Have you come across any virtual influencers recently? We’re not talking the trendy young people selling the lifestyle dream on social media, but actual virtual influencers.
Lil Miquela has over 2.5 million Instagram followers and has collaborated with brands such as Prada and Samsung. She’s also 100% computer generated.
Experts are predicting that as CGI technologies become cheaper and brands increasingly turn towards influencer marketing we could see a rise in the ubiquity of the virtual influencer.
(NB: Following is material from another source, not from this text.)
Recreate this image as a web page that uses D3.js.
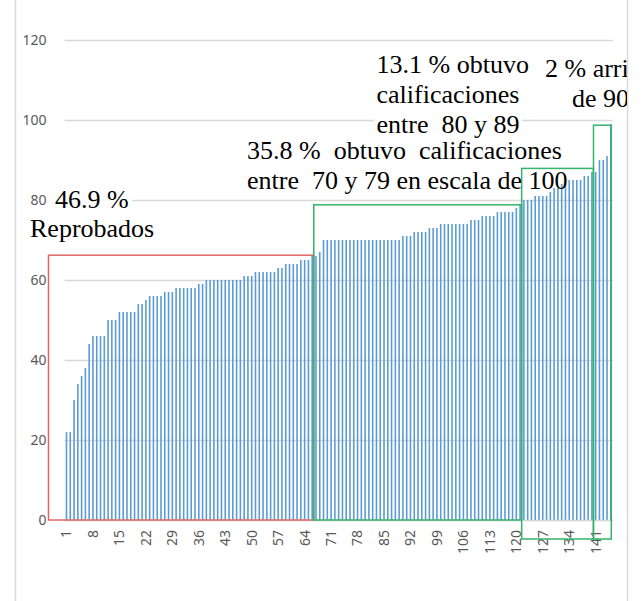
<!DOCTYPE html>
<html>
<head>
<meta charset="utf-8">
<script src="https://cdn.jsdelivr.net/npm/d3@7/dist/d3.min.js"></script>
<style>
body { margin: 0; background: #fff; }
text { white-space: pre; }
</style>
</head>
<body>
<svg width="641" height="601"></svg>
<script>
// calificaciones ordenadas de menor a mayor (145 alumnos)
var scores = [
  22,22,30,34,36,38,44,46,46,46,
  46,50,50,50,52,52,52,52,52,54,
  54,55,56,56,56,56,57,57,57,58,
  58,58,58,58,58,59,59,60,60,60,
  60,60,60,60,60,60,60,61,61,61,
  62,62,62,62,62,62,63,63,64,64,
  64,64,65,65,65,66,66,67,70,70,
  70,70,70,70,70,70,70,70,70,70,
  70,70,70,70,70,70,70,70,70,71,
  71,71,72,72,72,72,73,73,73,74,
  74,74,74,74,74,74,74,75,75,75,
  76,76,76,76,77,77,77,77,77,78,
  79,80,80,80,81,81,81,81,82,83,
  83,84,84,85,85,85,85,86,86,87,
  87,90,90,91,99
];
var yTicks = [0, 20, 40, 60, 80, 100, 120];
var xTickLabels = ["1","8","15","22","29","36","43","50","57","64","71","78","85","92","99","106","113","120","127","134","141"];

// rangos marcados: [primer alumno, ultimo alumno] y altura del recuadro (escala de 100)
var groupRanges = [[1, 66], [67, 121], [122, 140], [141, 145]];
var groupTops = [66.2, 78.8, 87.9, 98.7];
var noteReprobados = ["46.9 %", "Reprobados"];
var note70 = ["35.8 %  obtuvo  calificaciones", "entre  70 y 79 en escala de 100"];
var note80 = ["13.1 % obtuvo", "calificaciones", "entre  80 y 89"];
var note90 = ["2 % arriba", "de 90"];

var svg = d3.select("svg"),
    plotLeft = 64.6, plotRight = 612.7, plotTop = 40, plotBottom = 520;

var categories = scores.map(function(d, i) { return String(i + 1); });

var x = d3.scaleBand()
    .domain(categories)
    .range([plotLeft, plotRight])
    .paddingInner(0.58)
    .paddingOuter(0.29);

var y = d3.scaleLinear()
    .domain([0, 120])
    .range([plotBottom, plotTop]);

var cx = function(n) { return x(String(n)) + x.bandwidth() / 2; };

svg.append("defs").append("clipPath").attr("id", "area")
  .append("rect").attr("x", 15).attr("y", 0).attr("width", 612).attr("height", 601);

// borde del area del grafico
svg.append("line").attr("x1", 15.5).attr("x2", 15.5).attr("y1", 0).attr("y2", 601)
    .attr("stroke", "#d9d9d9").attr("stroke-width", 1.5);
svg.append("line").attr("x1", 627.5).attr("x2", 627.5).attr("y1", 0).attr("y2", 601)
    .attr("stroke", "#d9d9d9").attr("stroke-width", 1.5);

// eje y con lineas de cuadricula
var yAxis = svg.append("g")
    .attr("transform", "translate(" + plotLeft + ",0)")
    .call(d3.axisLeft(y).tickValues(yTicks).tickSize(-(plotRight - plotLeft)).tickPadding(18));
yAxis.select(".domain").remove();
yAxis.selectAll("line").attr("stroke", "#d9d9d9").attr("stroke-width", 1.3);
yAxis.selectAll("text")
    .attr("fill", "#595959")
    .style("font-family", "'Noto Sans', sans-serif")
    .style("font-size", "14px");

// barras
svg.append("g").selectAll("rect")
    .data(scores)
  .enter().append("rect")
    .attr("x", function(d, i) { return x(categories[i]); })
    .attr("y", function(d) { return y(d); })
    .attr("width", x.bandwidth())
    .attr("height", function(d) { return y(0) - y(d); })
    .attr("fill", "#5b9bd5");

// eje x
var xAxis = svg.append("g")
    .attr("transform", "translate(0," + plotBottom + ")")
    .call(d3.axisBottom(x).tickValues(xTickLabels).tickSize(0).tickSizeOuter(0));
xAxis.select(".domain").attr("stroke", "#d9d9d9").attr("stroke-width", 1.3);
xAxis.selectAll("text")
    .attr("fill", "#595959")
    .attr("transform", "rotate(-90)")
    .attr("text-anchor", "end")
    .attr("x", -10)
    .attr("y", 0)
    .attr("dy", "0.35em")
    .style("font-family", "'Noto Sans', sans-serif")
    .style("font-size", "14px");

// cuadros de texto
var notes = svg.append("g").attr("clip-path", "url(#area)")
    .style("font-family", "'Liberation Serif', 'Times New Roman', serif")
    .style("font-size", "26px")
    .attr("fill", "#000");

notes.append("rect").attr("x", 52).attr("y", 187).attr("width", 80).attr("height", 26).attr("fill", "#fff");
notes.append("rect").attr("x", 374).attr("y", 50).attr("width", 148).attr("height", 90).attr("fill", "#fff");

function addNote(lines, x0, y0, lh, xs) {
  lines.forEach(function(t, i) {
    notes.append("text")
        .attr("x", xs ? xs[i] : x0)
        .attr("y", y0 + i * lh)
        .text(t);
  });
}
addNote(noteReprobados, 0, 208, 29, [55, 30]);
addNote(note70, 247, 159, 30);
addNote(note80, 376.5, 73, 30);
addNote(note90, 0, 77, 30, [545, 572]);

// recuadros de los rangos
var boxColors = ["#e06666", "#33b36b", "#33b36b", "#33b36b"];
var boxes = groupRanges.map(function(r, i) {
  return {
    x0: i === 0 ? 48.5 : cx(r[0]) - 2.2,
    x1: i === groupRanges.length - 1 ? cx(r[1]) + 0.5 : cx(r[1]) + 1.5,
    top: y(groupTops[i]),
    bot: i < 2 ? y(0) : y(0) + 19,
    color: boxColors[i]
  };
});
svg.append("g").selectAll("rect")
    .data(boxes)
  .enter().append("rect")
    .attr("x", function(d) { return d.x0; })
    .attr("y", function(d) { return d.top; })
    .attr("width", function(d) { return d.x1 - d.x0; })
    .attr("height", function(d) { return d.bot - d.top; })
    .attr("fill", "none")
    .attr("stroke", function(d) { return d.color; })
    .attr("stroke-width", 1.5);
</script>
</body>
</html>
In some ways these computer generated personas are somewhat of a no-brainer for big brands. Collaborations with “human” influencers can prove to be risky. Who knows what skeletons they have in their closets, political views they may embrace or nights out they could be caught unawares on. With a virtual influencer there are no off-days or accidental faux pas. They’re available any time of day and can be transported to any place.
These AI-generated influencers can also be developed and designed to perfectly reflect the company’s brand values and appeal to their core target market. The outcome could sound a little dull but behind the scenes script writers build entire character histories and plot out story arcs to keep these virtual influencers engaging to follow. Lil Miquela even shared her recent relationship breakdown!
Is this a cynical marketing ploy taken to the next level? Will we be “making friends” and becoming emotionally involved with what is essentially a sales tool?
But when it comes down to it, is there much difference between these computer generated influencers and a perfectly edited, ad-sponsored, human one? In many ways the “robot” is much more transparent!
More interestingly, research has shown virtual influencers to be three times as engaging as human influencers. Why is this? Because they are able to show us the ultimate in aspirational lifestyles? Because we enjoy the element of fiction? Or is it purely the novelty value that surrounds these developments in tech?
There is however some ambiguity surrounding the impacts of these “perfect” virtual influencers on mental health and body image. Comments under Lil Miquela’s posts seem divided between those admiring her skin or physique, and replies from those clearly stating that she is CGI, her body and appearance are pure fantasy.
Where problems may truly arise is when we are no longer able to tell the virtual influencer from the human influencer. Lil Miquela’s rendering is truly impressive but the texture of her skin, a blankness in her eyes, reveal her as not human.
Another virtual influencer, Liam Nikuro, looks disconcertingly real and was apparently modelled on several individuals in Japan and the US. What ethical questions arise here? Not only in terms of unattainable beauty standards, but in people investing time in a CGI persona that they believe may truly exist.
Will it become a legal requirement to state your humanity online? Or vice-versa!
At the moment the investment needed in tech, skills and resources puts the development of in-house virtual influencers out of reach for many brands. As the know-how becomes more democratised, it will be interesting to see whether engagement with these CGI personas continues to rise or plateaus as the novelty wears off. Either way, in the coming years they’re sure to provoke a lot of discussion.